Fujitsu P1630

The replacement for my venerable Fujitsu P1120 is a Fujitsu P1630 running Ubuntu 8.10.

The netbook form-factor was important to me long before the term “netbook” was a twinkle in a marketing person’s eye, and the P1120 did sterling work on Irish trains, Belgian buses, and numerous economy-class air journeys where a larger computer would be more of a hindrance than a help. The P1630 continues the tradition, though even it was nearly defeated by the minuscule space between seats on Ryanair last week.

By the benchmark that’s most important to me — the time to compile xmlroff — the P1630 is about seven times faster than the P1120. Though I still call it takai, you do mostly get what you pay for (at least, that is, until Moore’s law makes a mockery of any price/performance ratio). I haven’t compiled xmlroff on a netbook to benchmark it, but I was working on Xcruciate last week side-by-side with someone using an EeePC netbook, and the P1630 was comfortably faster on the same tasks (though sadly not to the same proportion as their respective sales prices).

I can’t report on the other useful benchmark — the number and size of the Emacs frames that can fit on the screen — since it seems that Ubuntu and/or X.Org doesn’t yet handle the P1630’s Intel Graphics Media Accelerator (GMA) 4500HD. When I use the “intel” driver, the screen just flashes different colours, and when I use the “vesa” driver, I can’t get the full 1,280 x 768 pixel resolution.

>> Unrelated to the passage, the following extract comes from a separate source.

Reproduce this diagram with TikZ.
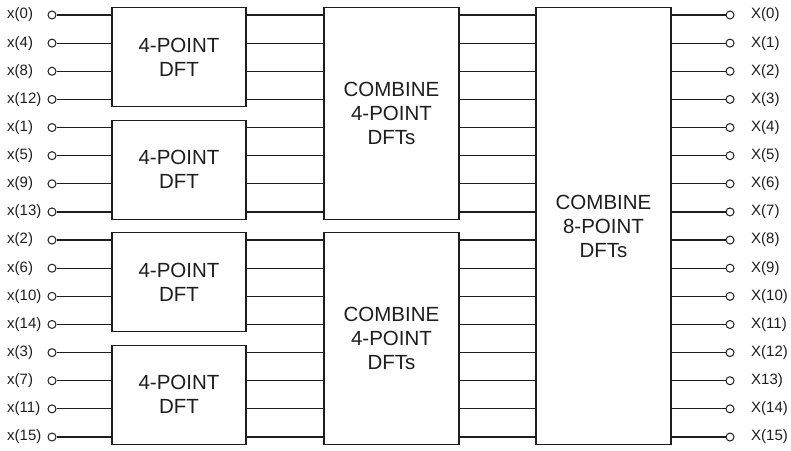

Other quibbles are that the touchscreen doesn’t work out of the box with Ubuntu (and I’ve yet to try to make it work) and that Skype doesn’t work with the microphone (either internal or external).

One Reply to “Fujitsu P1630”

  1. I’d be more than interested in further comments Tony.

    I have an old Thinkpad x40 which I bought for just the same reason
    and I’m looking to replace it soon.